→ Data block
================================

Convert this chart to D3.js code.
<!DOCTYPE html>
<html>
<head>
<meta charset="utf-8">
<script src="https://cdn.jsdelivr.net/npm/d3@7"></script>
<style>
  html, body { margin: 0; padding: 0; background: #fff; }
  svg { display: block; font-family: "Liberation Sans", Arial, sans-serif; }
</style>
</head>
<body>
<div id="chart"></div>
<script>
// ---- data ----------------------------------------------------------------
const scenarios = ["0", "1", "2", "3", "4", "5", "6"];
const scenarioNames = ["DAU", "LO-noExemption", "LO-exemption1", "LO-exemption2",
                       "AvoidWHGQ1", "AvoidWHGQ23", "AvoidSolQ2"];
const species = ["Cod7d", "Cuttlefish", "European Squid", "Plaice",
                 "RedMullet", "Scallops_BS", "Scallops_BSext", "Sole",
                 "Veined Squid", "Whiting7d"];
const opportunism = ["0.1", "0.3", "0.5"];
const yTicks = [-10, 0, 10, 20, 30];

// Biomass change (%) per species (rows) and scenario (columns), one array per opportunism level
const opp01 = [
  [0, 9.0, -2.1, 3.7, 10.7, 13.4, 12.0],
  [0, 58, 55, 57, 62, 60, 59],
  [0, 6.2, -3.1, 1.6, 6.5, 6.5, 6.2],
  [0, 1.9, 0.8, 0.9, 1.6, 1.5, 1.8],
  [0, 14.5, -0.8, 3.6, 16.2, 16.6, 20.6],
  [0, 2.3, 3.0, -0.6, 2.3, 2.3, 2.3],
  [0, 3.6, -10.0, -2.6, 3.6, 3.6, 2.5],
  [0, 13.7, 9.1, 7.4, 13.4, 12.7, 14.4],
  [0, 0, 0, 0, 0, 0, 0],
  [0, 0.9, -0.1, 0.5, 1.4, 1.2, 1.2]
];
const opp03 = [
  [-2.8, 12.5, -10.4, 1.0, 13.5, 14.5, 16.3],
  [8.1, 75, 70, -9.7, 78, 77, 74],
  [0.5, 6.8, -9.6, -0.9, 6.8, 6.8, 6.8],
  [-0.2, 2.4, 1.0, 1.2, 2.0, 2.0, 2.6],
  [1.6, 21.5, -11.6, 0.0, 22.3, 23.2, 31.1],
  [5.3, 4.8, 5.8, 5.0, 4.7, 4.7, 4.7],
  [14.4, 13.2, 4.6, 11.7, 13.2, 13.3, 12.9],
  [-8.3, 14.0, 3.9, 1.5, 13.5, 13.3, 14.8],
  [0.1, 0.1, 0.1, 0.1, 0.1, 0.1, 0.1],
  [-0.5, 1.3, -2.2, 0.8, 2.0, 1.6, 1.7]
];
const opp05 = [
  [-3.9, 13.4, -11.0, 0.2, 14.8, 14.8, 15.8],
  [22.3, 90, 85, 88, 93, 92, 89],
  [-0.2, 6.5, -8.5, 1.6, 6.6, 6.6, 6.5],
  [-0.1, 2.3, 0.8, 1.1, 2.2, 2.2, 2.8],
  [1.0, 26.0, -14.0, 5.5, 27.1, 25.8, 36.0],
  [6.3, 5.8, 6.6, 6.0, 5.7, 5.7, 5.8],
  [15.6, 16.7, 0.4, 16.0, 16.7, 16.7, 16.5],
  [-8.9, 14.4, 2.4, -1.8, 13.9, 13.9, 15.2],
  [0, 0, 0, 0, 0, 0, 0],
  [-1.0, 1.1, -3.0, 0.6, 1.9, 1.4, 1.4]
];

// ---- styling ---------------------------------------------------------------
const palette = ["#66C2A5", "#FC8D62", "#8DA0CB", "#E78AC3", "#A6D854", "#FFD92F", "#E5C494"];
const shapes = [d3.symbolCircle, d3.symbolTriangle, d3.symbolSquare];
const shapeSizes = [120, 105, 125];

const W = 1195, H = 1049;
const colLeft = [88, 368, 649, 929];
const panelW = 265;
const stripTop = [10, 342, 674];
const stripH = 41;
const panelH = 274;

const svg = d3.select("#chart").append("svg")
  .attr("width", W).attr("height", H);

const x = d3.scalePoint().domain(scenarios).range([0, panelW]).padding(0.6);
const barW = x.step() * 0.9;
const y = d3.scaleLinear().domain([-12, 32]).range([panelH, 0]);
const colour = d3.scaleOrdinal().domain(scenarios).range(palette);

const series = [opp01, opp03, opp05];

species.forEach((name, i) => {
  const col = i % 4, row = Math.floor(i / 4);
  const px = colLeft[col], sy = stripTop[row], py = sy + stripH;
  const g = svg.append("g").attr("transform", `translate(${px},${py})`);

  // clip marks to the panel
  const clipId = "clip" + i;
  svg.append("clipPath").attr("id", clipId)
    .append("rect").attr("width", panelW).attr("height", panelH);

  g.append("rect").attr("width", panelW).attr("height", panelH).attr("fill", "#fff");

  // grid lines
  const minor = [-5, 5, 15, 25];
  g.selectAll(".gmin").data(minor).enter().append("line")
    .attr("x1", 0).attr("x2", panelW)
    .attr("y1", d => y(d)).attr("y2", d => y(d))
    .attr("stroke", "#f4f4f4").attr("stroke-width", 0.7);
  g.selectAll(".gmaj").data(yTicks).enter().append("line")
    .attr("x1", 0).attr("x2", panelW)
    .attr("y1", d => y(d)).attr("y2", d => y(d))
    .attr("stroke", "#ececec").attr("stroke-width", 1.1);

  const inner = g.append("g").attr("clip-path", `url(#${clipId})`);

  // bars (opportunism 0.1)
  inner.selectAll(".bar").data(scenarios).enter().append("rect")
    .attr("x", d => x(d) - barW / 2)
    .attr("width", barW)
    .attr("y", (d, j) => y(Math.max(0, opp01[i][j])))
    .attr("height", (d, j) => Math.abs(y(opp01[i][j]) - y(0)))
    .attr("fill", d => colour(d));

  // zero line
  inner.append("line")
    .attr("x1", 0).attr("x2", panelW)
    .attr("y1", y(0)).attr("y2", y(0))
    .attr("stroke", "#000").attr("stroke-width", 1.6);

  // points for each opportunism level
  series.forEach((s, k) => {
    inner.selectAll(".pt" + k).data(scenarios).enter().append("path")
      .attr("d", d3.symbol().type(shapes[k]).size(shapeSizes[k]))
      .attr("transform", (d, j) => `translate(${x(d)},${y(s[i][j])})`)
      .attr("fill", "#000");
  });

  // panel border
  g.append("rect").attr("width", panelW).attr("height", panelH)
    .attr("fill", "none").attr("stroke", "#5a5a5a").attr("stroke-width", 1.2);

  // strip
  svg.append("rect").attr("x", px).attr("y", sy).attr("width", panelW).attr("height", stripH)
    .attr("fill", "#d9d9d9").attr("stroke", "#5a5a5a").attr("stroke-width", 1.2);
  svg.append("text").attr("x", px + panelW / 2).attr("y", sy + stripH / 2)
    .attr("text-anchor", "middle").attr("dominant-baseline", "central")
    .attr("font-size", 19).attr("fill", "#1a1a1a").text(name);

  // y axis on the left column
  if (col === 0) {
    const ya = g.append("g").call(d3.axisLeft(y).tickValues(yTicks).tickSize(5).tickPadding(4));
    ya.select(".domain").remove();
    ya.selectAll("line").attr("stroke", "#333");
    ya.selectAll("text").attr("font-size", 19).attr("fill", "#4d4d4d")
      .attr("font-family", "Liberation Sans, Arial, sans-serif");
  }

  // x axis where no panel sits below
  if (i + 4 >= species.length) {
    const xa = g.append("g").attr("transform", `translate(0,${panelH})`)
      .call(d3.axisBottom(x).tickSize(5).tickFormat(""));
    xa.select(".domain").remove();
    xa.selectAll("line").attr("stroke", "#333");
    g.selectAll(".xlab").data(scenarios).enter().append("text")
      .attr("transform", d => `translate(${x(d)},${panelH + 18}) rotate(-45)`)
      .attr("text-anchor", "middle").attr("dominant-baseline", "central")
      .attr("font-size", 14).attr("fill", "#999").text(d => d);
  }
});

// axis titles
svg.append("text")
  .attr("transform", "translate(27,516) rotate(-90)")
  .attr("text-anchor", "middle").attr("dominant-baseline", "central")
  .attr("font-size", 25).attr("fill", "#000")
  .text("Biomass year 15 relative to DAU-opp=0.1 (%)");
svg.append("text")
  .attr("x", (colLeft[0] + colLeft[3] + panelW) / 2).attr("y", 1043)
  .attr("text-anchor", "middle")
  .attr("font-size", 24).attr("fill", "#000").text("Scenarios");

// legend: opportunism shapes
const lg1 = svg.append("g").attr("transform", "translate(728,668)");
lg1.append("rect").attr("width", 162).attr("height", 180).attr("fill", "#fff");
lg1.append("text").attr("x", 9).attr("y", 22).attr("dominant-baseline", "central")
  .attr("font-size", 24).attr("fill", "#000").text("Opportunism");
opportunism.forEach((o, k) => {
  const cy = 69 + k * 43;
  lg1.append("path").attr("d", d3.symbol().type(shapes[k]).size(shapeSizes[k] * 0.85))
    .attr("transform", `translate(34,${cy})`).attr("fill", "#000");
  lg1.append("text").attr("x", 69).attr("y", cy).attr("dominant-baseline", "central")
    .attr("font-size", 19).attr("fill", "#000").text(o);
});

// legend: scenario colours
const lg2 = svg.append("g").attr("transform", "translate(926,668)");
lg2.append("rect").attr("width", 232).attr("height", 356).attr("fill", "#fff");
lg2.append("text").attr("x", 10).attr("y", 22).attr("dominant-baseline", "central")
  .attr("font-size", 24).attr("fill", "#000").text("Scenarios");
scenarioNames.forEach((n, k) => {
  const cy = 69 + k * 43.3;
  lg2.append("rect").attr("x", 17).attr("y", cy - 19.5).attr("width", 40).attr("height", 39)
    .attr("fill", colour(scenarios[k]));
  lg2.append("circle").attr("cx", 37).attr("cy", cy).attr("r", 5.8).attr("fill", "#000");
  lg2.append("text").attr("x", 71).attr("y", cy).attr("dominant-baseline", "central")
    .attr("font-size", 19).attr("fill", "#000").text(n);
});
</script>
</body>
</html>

================================

→ Short exercise
Your answer should be exactly the lines of the data above, from the first through the line containing "const yTicks = [-10, 0, 10, 20, 30];".

→ Written reply
Convert this chart to D3.js code.
<!DOCTYPE html>
<html>
<head>
<meta charset="utf-8">
<script src="https://cdn.jsdelivr.net/npm/d3@7"></script>
<style>
  html, body { margin: 0; padding: 0; background: #fff; }
  svg { display: block; font-family: "Liberation Sans", Arial, sans-serif; }
</style>
</head>
<body>
<div id="chart"></div>
<script>
// ---- data ----------------------------------------------------------------
const scenarios = ["0", "1", "2", "3", "4", "5", "6"];
const scenarioNames = ["DAU", "LO-noExemption", "LO-exemption1", "LO-exemption2",
                       "AvoidWHGQ1", "AvoidWHGQ23", "AvoidSolQ2"];
const species = ["Cod7d", "Cuttlefish", "European Squid", "Plaice",
                 "RedMullet", "Scallops_BS", "Scallops_BSext", "Sole",
                 "Veined Squid", "Whiting7d"];
const opportunism = ["0.1", "0.3", "0.5"];
const yTicks = [-10, 0, 10, 20, 30];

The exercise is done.